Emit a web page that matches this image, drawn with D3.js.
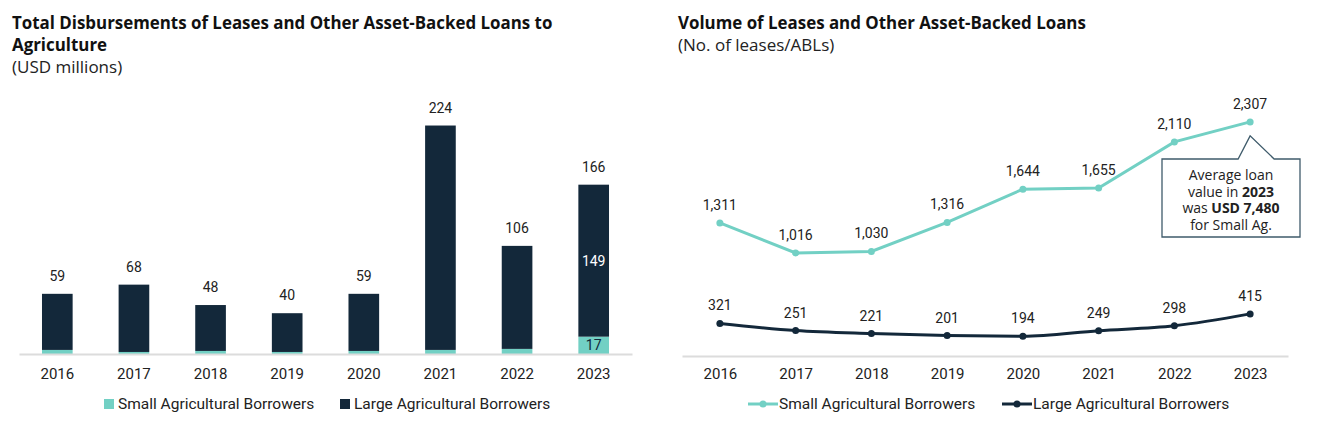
<!DOCTYPE html>
<html>
<head>
<meta charset="utf-8">
<script src="https://cdn.jsdelivr.net/npm/d3@7"></script>
<style>
  body { margin: 0; background: #fff; }
  svg { display: block; }
  text { font-family: Roboto, "Noto Sans", sans-serif; fill: #222; }
  .title { font-family: "Open Sans", sans-serif; font-weight: 700; font-size: 16.9px; fill: #111; }
  .sub { font-family: "Open Sans", sans-serif; font-size: 17px; }
</style>
</head>
<body>
<svg id="chart" width="1335" height="425"></svg>
<script>
// data
const years = ["2016", "2017", "2018", "2019", "2020", "2021", "2022", "2023"];
const smallDisb = [4, 2, 3, 2, 3, 4, 5, 17];
const largeDisb = [55, 66, 45, 38, 56, 220, 101, 149];
const totalDisb = [59, 68, 48, 40, 59, 224, 106, 166];
const smallVol = [1311, 1016, 1030, 1316, 1644, 1655, 2110, 2307];
const largeVol = [321, 251, 221, 201, 194, 249, 298, 415];
const seriesNames = ["Small Agricultural Borrowers", "Large Agricultural Borrowers"];

const teal = "#72d0c4";
const navy = "#13283a";
const fmt = d3.format(",");

const svg = d3.select("#chart");

// ---------- left: stacked bars ----------
const left = svg.append("g");

left.append("text").attr("class", "title").attr("x", 12).attr("y", 29)
    .text("Total Disbursements of Leases and Other Asset-Backed Loans to");
left.append("text").attr("class", "title").attr("x", 12).attr("y", 51)
    .text("Agriculture");
left.append("text").attr("class", "sub").attr("x", 12).attr("y", 73)
    .text("(USD millions)");

const xb = d3.scaleBand().domain(years).range([19, 632])
    .paddingInner(0.6).paddingOuter(0.3);
const yb = d3.scaleLinear().domain([0, 250]).range([354, 99]);

const rows = years.map((y, i) => ({ year: y, small: smallDisb[i], large: largeDisb[i], total: totalDisb[i] }));
const stack = d3.stack().keys(["small", "large"])(rows);
const colors = { small: teal, large: navy };

left.selectAll("g.layer").data(stack).join("g")
    .attr("class", "layer")
    .attr("fill", d => colors[d.key])
    .selectAll("rect").data(d => d).join("rect")
    .attr("x", d => xb(d.data.year))
    .attr("width", xb.bandwidth())
    .attr("y", d => yb(d[1]))
    .attr("height", d => yb(d[0]) - yb(d[1]));

left.selectAll("text.total").data(rows).join("text")
    .attr("class", "total")
    .attr("x", d => xb(d.year) + xb.bandwidth() / 2)
    .attr("y", d => yb(d.total) - 13)
    .attr("text-anchor", "middle")
    .style("font-size", "14px")
    .text(d => d.total);

// inner labels for 2023
const last = rows[rows.length - 1];
left.append("text")
    .attr("x", xb(last.year) + xb.bandwidth() / 2)
    .attr("y", yb(last.small + last.large / 2) + 5)
    .attr("text-anchor", "middle")
    .style("font-size", "14px").style("fill", "#fff")
    .text(last.large);
left.append("text")
    .attr("x", xb(last.year) + xb.bandwidth() / 2)
    .attr("y", yb(last.small / 2) + 5)
    .attr("text-anchor", "middle")
    .style("font-size", "14px").style("fill", navy)
    .text(last.small);

const axL = left.append("g").attr("transform", "translate(0,354)")
    .call(d3.axisBottom(xb).tickSize(0).tickPadding(14));
axL.select(".domain").attr("stroke", "#dcdcdc").attr("stroke-width", 2);
axL.selectAll("text").style("font-size", "15px").style("fill", "#222")
    .style("font-family", "Roboto, sans-serif");

const legL = left.append("g").attr("transform", "translate(0,404)");
[[104, teal, seriesNames[0]], [340, navy, seriesNames[1]]].forEach(([x, c, t]) => {
    legL.append("rect").attr("x", x).attr("y", -5).attr("width", 10).attr("height", 10).attr("fill", c);
    legL.append("text").attr("x", x + 14).attr("y", 5).style("font-size", "15.5px").text(t);
});

// ---------- right: lines ----------
const right = svg.append("g");

right.append("text").attr("class", "title").attr("x", 678).attr("y", 29)
    .text("Volume of Leases and Other Asset-Backed Loans");
right.append("text").attr("class", "sub").attr("x", 678).attr("y", 51)
    .text("(No. of leases/ABLs)");

const xp = d3.scalePoint().domain(years).range([682, 1288]).padding(0.5);
const yp = d3.scaleLinear().domain([0, 2500]).range([356, 102.3]);

const axR = right.append("g").attr("transform", "translate(0,356)")
    .call(d3.axisBottom(xp).tickSize(0).tickPadding(12));
axR.select(".domain").attr("stroke", "#dcdcdc").attr("stroke-width", 2);
axR.selectAll("text").style("font-size", "15px").style("fill", "#222")
    .style("font-family", "Roboto, sans-serif");

const lines = [
    { name: seriesNames[0], values: smallVol, color: teal, curve: d3.curveLinear },
    { name: seriesNames[1], values: largeVol, color: navy, curve: d3.curveMonotoneX }
];

lines.forEach(s => {
    const line = d3.line()
        .x((d, i) => xp(years[i]))
        .y(d => yp(d))
        .curve(s.curve);
    right.append("path").datum(s.values)
        .attr("d", line)
        .attr("fill", "none")
        .attr("stroke", s.color)
        .attr("stroke-width", 3);
    right.selectAll(null).data(s.values).join("circle")
        .attr("cx", (d, i) => xp(years[i]))
        .attr("cy", d => yp(d))
        .attr("r", 3.5)
        .attr("fill", s.color);
    right.selectAll(null).data(s.values).join("text")
        .attr("x", (d, i) => xp(years[i]))
        .attr("y", d => yp(d) - 13)
        .attr("text-anchor", "middle")
        .style("font-size", "14px")
        .text(d => fmt(d));
});

// callout box
const cx = xp("2023");
const cy = yp(smallVol[7]);
const bx0 = 1162, bx1 = 1300, by0 = 159, by1 = 237;
right.append("path")
    .attr("d", `M${bx0},${by0} H${cx - 12} L${cx},${cy + 14} L${cx + 24},${by0} H${bx1} V${by1} H${bx0} Z`)
    .attr("fill", "#fff")
    .attr("stroke", "#3f5b6b")
    .attr("stroke-width", 1.3);

const note = [
    [["Average loan", false]],
    [["value in ", false], ["2023", true]],
    [["was ", false], ["USD 7,480", true]],
    [["for Small Ag.", false]]
];
const noteX = (bx0 + bx1) / 2;
note.forEach((parts, i) => {
    const t = right.append("text")
        .attr("x", noteX).attr("y", 180 + i * 16.7)
        .attr("text-anchor", "middle")
        .style("font-family", "'Open Sans', sans-serif")
        .style("font-size", "14px");
    parts.forEach(([str, bold]) => {
        t.append("tspan").style("font-weight", bold ? 700 : 400).text(str);
    });
});

const legR = right.append("g").attr("transform", "translate(0,404)");
[[748, teal, seriesNames[0]], [1002, navy, seriesNames[1]]].forEach(([x, c, t]) => {
    legR.append("line").attr("x1", x).attr("x2", x + 30).attr("y1", 0).attr("y2", 0)
        .attr("stroke", c).attr("stroke-width", 3);
    legR.append("circle").attr("cx", x + 15).attr("cy", 0).attr("r", 3.5).attr("fill", c);
    legR.append("text").attr("x", x + 31).attr("y", 5).style("font-size", "15.5px").text(t);
});
</script>
</body>
</html>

▶ **WHAT IS BEING ASKED**
With the pictures left out, restate word for word every line of the data above, from the first down to the line that contains "teal, large: navy".

▶ **COMPLETED EXERCISE**
Emit a web page that matches this image, drawn with D3.js.
<!DOCTYPE html>
<html>
<head>
<meta charset="utf-8">
<script src="https://cdn.jsdelivr.net/npm/d3@7"></script>
<style>
  body { margin: 0; background: #fff; }
  svg { display: block; }
  text { font-family: Roboto, "Noto Sans", sans-serif; fill: #222; }
  .title { font-family: "Open Sans", sans-serif; font-weight: 700; font-size: 16.9px; fill: #111; }
  .sub { font-family: "Open Sans", sans-serif; font-size: 17px; }
</style>
</head>
<body>
<svg id="chart" width="1335" height="425"></svg>
<script>
// data
const years = ["2016", "2017", "2018", "2019", "2020", "2021", "2022", "2023"];
const smallDisb = [4, 2, 3, 2, 3, 4, 5, 17];
const largeDisb = [55, 66, 45, 38, 56, 220, 101, 149];
const totalDisb = [59, 68, 48, 40, 59, 224, 106, 166];
const smallVol = [1311, 1016, 1030, 1316, 1644, 1655, 2110, 2307];
const largeVol = [321, 251, 221, 201, 194, 249, 298, 415];
const seriesNames = ["Small Agricultural Borrowers", "Large Agricultural Borrowers"];

const teal = "#72d0c4";
const navy = "#13283a";
const fmt = d3.format(",");

const svg = d3.select("#chart");

// ---------- left: stacked bars ----------
const left = svg.append("g");

left.append("text").attr("class", "title").attr("x", 12).attr("y", 29)
    .text("Total Disbursements of Leases and Other Asset-Backed Loans to");
left.append("text").attr("class", "title").attr("x", 12).attr("y", 51)
    .text("Agriculture");
left.append("text").attr("class", "sub").attr("x", 12).attr("y", 73)
    .text("(USD millions)");

const xb = d3.scaleBand().domain(years).range([19, 632])
    .paddingInner(0.6).paddingOuter(0.3);
const yb = d3.scaleLinear().domain([0, 250]).range([354, 99]);

const rows = years.map((y, i) => ({ year: y, small: smallDisb[i], large: largeDisb[i], total: totalDisb[i] }));
const stack = d3.stack().keys(["small", "large"])(rows);
const colors = { small: teal, large: navy };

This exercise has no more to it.